EXERCISE AIM
Repeat everything from the first line of the listing below through the line that contains "6.0, 6.25, 6.5, 6.75, 7.0, 7.25, 7.5, 7.75, 8.0];", exactly. Leave out pictures.

DATA PROVIDED
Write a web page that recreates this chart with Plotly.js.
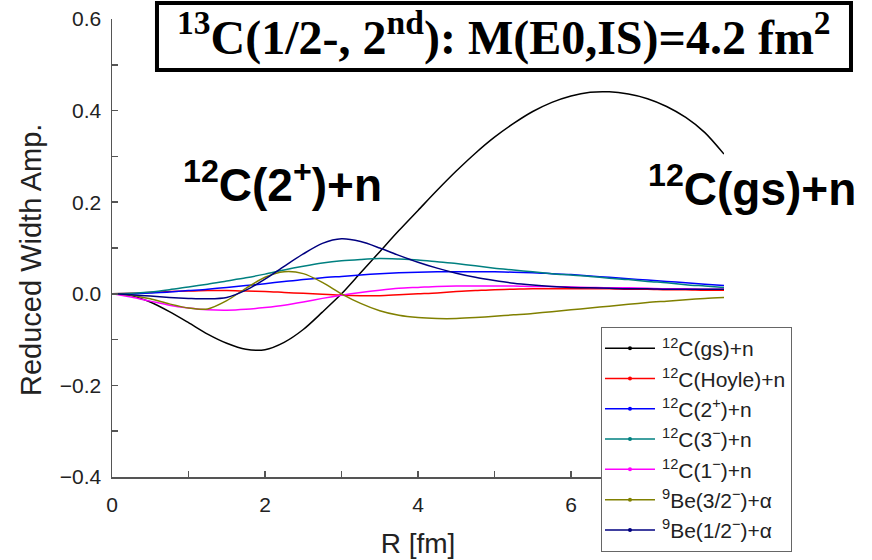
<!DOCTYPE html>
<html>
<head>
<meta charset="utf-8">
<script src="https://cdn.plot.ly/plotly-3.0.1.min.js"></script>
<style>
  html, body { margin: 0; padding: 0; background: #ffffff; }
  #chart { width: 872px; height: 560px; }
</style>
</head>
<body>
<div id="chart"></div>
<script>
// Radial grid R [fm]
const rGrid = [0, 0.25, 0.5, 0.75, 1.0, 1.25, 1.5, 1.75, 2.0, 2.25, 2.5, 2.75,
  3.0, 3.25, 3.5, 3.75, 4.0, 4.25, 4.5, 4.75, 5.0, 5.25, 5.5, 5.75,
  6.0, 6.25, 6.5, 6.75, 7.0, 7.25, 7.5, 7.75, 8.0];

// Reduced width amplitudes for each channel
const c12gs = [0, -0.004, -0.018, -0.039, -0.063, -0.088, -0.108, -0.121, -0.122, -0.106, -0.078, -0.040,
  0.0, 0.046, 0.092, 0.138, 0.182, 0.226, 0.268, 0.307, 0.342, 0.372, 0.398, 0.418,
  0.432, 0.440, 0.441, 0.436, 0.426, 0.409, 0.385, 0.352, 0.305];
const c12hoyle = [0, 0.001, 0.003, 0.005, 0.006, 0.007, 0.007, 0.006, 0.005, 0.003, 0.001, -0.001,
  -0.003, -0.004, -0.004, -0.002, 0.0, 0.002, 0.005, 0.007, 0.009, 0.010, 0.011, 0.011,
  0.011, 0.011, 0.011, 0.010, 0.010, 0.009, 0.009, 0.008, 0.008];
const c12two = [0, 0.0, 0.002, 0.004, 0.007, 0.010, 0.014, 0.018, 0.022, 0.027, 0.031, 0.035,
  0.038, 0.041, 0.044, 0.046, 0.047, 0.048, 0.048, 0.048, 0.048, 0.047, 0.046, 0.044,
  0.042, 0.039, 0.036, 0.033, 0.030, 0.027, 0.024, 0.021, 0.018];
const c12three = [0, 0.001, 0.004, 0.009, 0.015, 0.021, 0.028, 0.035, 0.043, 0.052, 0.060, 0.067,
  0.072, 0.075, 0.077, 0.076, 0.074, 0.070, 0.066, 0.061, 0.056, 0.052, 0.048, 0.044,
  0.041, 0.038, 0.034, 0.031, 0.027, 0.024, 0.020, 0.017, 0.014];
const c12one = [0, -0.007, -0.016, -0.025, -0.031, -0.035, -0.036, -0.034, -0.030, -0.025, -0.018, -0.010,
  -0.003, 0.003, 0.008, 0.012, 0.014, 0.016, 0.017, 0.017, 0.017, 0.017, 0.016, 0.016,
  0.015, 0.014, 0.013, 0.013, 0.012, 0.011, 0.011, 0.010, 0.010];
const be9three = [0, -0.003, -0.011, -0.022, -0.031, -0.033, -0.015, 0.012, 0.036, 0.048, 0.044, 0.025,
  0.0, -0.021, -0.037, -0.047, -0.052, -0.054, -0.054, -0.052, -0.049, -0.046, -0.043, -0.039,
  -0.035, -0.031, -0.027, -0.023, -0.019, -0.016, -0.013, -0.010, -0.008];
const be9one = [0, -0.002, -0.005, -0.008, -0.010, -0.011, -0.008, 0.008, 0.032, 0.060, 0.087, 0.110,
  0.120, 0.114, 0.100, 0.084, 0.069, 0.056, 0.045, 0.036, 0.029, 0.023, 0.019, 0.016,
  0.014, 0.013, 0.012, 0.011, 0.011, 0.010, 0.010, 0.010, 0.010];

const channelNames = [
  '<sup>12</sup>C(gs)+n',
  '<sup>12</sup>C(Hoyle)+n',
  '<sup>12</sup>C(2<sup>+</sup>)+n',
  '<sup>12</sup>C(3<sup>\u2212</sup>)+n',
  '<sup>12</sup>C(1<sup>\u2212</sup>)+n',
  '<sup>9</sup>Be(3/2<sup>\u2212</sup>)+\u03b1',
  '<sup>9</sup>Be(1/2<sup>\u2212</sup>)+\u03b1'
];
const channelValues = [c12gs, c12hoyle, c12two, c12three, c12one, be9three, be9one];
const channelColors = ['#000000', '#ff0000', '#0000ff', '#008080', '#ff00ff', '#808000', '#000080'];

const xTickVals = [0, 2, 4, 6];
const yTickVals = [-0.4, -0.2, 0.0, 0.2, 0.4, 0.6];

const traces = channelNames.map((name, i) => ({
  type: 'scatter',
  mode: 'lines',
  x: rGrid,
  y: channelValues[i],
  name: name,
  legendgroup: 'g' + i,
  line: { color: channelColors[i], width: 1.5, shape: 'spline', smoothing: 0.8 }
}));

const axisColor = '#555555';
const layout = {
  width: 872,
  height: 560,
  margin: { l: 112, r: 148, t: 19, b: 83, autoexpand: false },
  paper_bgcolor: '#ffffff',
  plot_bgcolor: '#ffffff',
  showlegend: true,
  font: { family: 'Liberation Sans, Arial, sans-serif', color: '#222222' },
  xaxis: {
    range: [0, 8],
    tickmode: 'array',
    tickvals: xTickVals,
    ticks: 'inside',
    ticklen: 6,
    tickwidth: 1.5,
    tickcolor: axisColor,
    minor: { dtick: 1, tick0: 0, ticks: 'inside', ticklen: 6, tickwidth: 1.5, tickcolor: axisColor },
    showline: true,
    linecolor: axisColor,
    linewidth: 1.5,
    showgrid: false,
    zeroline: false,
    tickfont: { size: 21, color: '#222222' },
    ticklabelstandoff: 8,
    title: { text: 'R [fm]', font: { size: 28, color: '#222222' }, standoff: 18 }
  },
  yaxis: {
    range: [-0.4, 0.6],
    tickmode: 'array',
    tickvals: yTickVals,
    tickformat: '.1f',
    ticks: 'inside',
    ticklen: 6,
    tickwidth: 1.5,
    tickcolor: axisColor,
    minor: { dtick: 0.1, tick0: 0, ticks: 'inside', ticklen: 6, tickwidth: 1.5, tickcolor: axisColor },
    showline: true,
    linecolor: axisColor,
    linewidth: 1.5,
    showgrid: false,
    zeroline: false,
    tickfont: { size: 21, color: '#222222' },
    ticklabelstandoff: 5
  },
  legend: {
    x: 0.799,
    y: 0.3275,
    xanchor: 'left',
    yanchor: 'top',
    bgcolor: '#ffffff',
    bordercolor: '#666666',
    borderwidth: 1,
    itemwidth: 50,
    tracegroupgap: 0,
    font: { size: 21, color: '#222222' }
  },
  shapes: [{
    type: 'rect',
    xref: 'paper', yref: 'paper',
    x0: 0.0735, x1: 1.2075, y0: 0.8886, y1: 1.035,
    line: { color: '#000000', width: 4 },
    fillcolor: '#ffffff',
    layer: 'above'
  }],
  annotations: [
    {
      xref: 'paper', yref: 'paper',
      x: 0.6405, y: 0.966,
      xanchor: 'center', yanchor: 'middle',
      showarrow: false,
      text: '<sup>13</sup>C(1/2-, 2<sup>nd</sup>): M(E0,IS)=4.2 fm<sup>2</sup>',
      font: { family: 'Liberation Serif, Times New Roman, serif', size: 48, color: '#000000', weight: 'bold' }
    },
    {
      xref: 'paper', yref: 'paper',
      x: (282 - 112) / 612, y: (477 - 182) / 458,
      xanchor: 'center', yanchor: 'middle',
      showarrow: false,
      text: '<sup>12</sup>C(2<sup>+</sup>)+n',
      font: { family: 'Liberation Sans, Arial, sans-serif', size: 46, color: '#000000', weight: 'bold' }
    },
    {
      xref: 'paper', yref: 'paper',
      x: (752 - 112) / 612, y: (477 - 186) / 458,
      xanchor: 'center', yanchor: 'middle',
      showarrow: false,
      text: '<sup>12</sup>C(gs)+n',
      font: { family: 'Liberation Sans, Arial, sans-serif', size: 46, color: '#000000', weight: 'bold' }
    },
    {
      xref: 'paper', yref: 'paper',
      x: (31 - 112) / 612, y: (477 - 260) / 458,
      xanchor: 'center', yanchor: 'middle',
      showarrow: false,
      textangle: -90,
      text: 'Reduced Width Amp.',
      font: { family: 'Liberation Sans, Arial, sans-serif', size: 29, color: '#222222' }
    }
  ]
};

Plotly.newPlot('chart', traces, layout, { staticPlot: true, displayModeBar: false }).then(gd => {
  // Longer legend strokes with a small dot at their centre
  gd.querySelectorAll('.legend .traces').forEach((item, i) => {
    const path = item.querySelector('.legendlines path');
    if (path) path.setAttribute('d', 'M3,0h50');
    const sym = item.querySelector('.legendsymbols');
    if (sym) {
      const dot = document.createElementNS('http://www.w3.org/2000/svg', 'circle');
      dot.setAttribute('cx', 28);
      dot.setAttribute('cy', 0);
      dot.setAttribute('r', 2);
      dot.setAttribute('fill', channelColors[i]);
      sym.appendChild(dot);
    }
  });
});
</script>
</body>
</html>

SOLUTION TO THIS EXERCISE
Write a web page that recreates this chart with Plotly.js.
<!DOCTYPE html>
<html>
<head>
<meta charset="utf-8">
<script src="https://cdn.plot.ly/plotly-3.0.1.min.js"></script>
<style>
  html, body { margin: 0; padding: 0; background: #ffffff; }
  #chart { width: 872px; height: 560px; }
</style>
</head>
<body>
<div id="chart"></div>
<script>
// Radial grid R [fm]
const rGrid = [0, 0.25, 0.5, 0.75, 1.0, 1.25, 1.5, 1.75, 2.0, 2.25, 2.5, 2.75,
  3.0, 3.25, 3.5, 3.75, 4.0, 4.25, 4.5, 4.75, 5.0, 5.25, 5.5, 5.75,
  6.0, 6.25, 6.5, 6.75, 7.0, 7.25, 7.5, 7.75, 8.0];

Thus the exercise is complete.